Here on the Corner, I would like to quote JD Vance in 2012 — and link him to the Donald Trump of the same year. After the 2012 election, Vance wrote the following:

When the 2008 election was called for Obama, I remember thinking: maybe this will teach my party some very important lessons. You can’t nominate people, like Sarah Palin, who scare away swing voters. You can’t actively alienate every growing bloc of the American electorate — Blacks, Latinos, the youth — and you can’t depend solely on the single shrinking bloc of the electorate — Whites.

Vance further wrote,

Republicans lose minority voters for simple and obvious reasons: their policy proposals are tired, unoriginal, or openly hostile to non-whites.

A bit more:

I became a conservative in large part because I felt that the Right was far more honest about the real state of the world. Yet a significant part of Republican immigration policy centers on the possibility of deporting 12 million people (or “self deporting” them). Think about it: we conservatives (rightly) mistrust the government to efficiently administer business loans and regulate our food supply, yet we allegedly believe that it can deport millions of unregistered aliens. The notion fails to pass the laugh test.

Very interesting, in light of the 2024 campaign (and in light of a lot of things). Vance was interesting in 2016, as well as 2012: “There are, undoubtedly, vile racists at the core of Trump’s movement.” And: “Trump makes people I care about afraid. Immigrants, Muslims, etc. Because of this I find him reprehensible. God wants better of us.”

Vance has explained his about-face — his fervent embrace of Trump and Trumpism — by saying that he had been misled by “the media.” Yeah. When in doubt, say “the media.” Usually works like a charm.

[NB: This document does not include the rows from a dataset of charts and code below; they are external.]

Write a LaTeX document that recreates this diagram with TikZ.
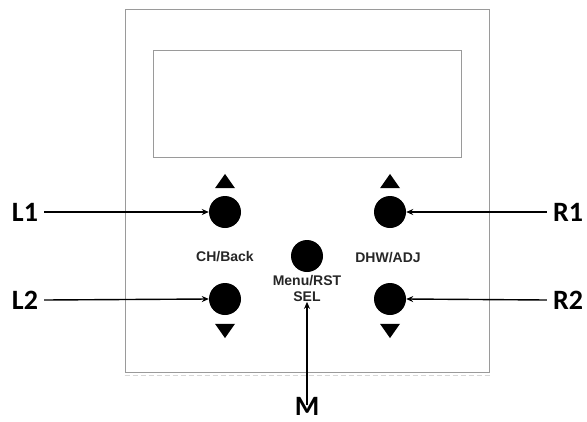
\documentclass[tikz,border=0pt]{standalone}
\usepackage{fontspec}
\newfontfamily\calib{Carlito}
\newfontfamily\arialb{Liberation Sans}
\usepackage{tikz}
\usetikzlibrary{arrows.meta,positioning,shapes.geometric,calc}
\definecolor{frame}{HTML}{9A9A9A}
\definecolor{ink}{HTML}{000000}
\tikzset{
  panelbox/.style={rectangle, draw=frame, line width=1pt},
  knob/.style={circle, fill=ink, minimum size=32pt, inner sep=0pt},
  uptri/.style={isosceles triangle, isosceles triangle apex angle=70,
    shape border rotate=90, fill=ink, minimum width=20pt, minimum height=13pt, inner sep=0pt},
  downtri/.style={uptri, shape border rotate=-90},
  keytext/.style={font=\arialb\bfseries\fontsize{14}{16}\selectfont, align=center, text=ink!85},
  callout/.style={font=\calib\bfseries\fontsize{28}{30}\selectfont, inner sep=0pt},
  pointer/.style={-{Stealth[length=7pt,width=6pt]}, line width=1.4pt, color=ink}
}
\begin{document}
\begin{tikzpicture}[x=1pt, y=-1pt]
  \useasboundingbox (0,0) rectangle (587,421);
  % panel and display
  \node[panelbox, minimum width=364pt, minimum height=363pt] (panel) at (307,190.5) {};
  \draw[frame!40, dashed, dash pattern=on 5pt off 3pt, line width=0.8pt]
    ([yshift=-3pt]panel.south west) -- ([yshift=-3pt]panel.south east);
  \node[panelbox, minimum width=308pt, minimum height=107pt] (lcd) at (307,103.5) {};
  % buttons
  \node[knob] (l1) at (225,212) {};
  \node[knob] (l2) at (225,299) {};
  \node[knob] (r1) at (390,212) {};
  \node[knob] (r2) at (390,299) {};
  \node[knob] (mid) at (307,256) {};
  \node[uptri] (l1up) at (225,183) {};
  \node[uptri] (r1up) at (390,183) {};
  \node[downtri] (l2dn) at (225,329) {};
  \node[downtri] (r2dn) at (390,329) {};
  \node[keytext] (chback) at (225,257) {CH/Back};
  \node[keytext] (dhwadj) at (388,258) {DHW/ADJ};
  \node[keytext, below=3pt of mid, inner sep=0pt] (menusel) {Menu/RST\\SEL};
  % callouts
  \node[callout] (lab1) at (25,212) {L1};
  \node[callout] (lab2) at (25,300) {L2};
  \node[callout] (rab1) at (568,212) {R1};
  \node[callout] (rab2) at (568,300) {R2};
  \node[callout] (mab) at (307,406) {M};
  \draw[pointer] (lab1.east) ++(6pt,0) -- (l1.west);
  \draw[pointer] (lab2.east) ++(6pt,0) -- (l2.west);
  \draw[pointer] (rab1.west) ++(-6pt,0) -- (r1.east);
  \draw[pointer] (rab2.west) ++(-6pt,0) -- (r2.east);
  \draw[pointer] (mab.north) ++(0,-8pt) -- (menusel.south);
\end{tikzpicture}
\end{document}
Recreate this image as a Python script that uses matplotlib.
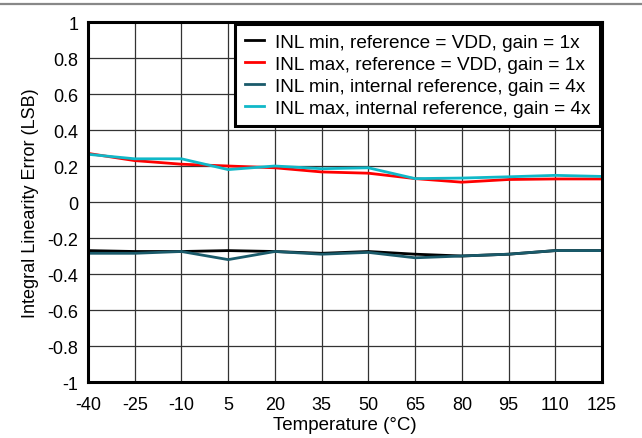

Back to 2012, however. After the election, Donald Trump was voluble, saying, “Republicans didn’t have anything going for them with respect to Latinos and with respect to Asians.” He continued, “The Democrats didn’t have a policy for dealing with illegal immigrants, but what they did have going for them is they weren’t mean-spirited about it. They didn’t know what the policy was, but what they were is, they were kind.”

Huh.

Trump then said, “He had a crazy policy of self-deportation, which was maniacal.” (He was referring to Mitt Romney.) “It sounded as bad as it was, and he lost all of the Latino vote. He lost the Asian vote. He lost everybody who is inspired to come into this country.”

Holy cow: everybody who is inspired to come into this country. Sounds kinda liberal . . .

Obviously, politicians, and other people, “evolve” — in ways good and bad. Today, Trump and Vance are running a campaign that smells of nativism, making a collective bogeyman out of immigrants, legal and illegal. Trump says repeatedly that immigrants are “poisoning the blood of this country.” In my view, Mitt Romney was sensible about immigration: firm yet decent. Trump and Vance are a completely different kettle of fish.

Vance is very different from his predecessor: Trump’s former running mate and, indeed, vice president, Mike Pence. This year, Pence has declined to endorse Trump. In my column today, I quote Vance: “In reality, if Donald Trump wanted to start a nuclear war with Russia, Mike Pence would be at the front of the line endorsing him right now.”

This is the way the Left used to talk about us — used to talk about us conservatives. Because we advocated firmness toward aggressors, we were itchin’ for nuclear war, you see.

Why haven’t conservatives come down on Vance? Why haven’t conservatives, as a class, come down on him for this calumny? They are very reluctant — all too — to cross populists.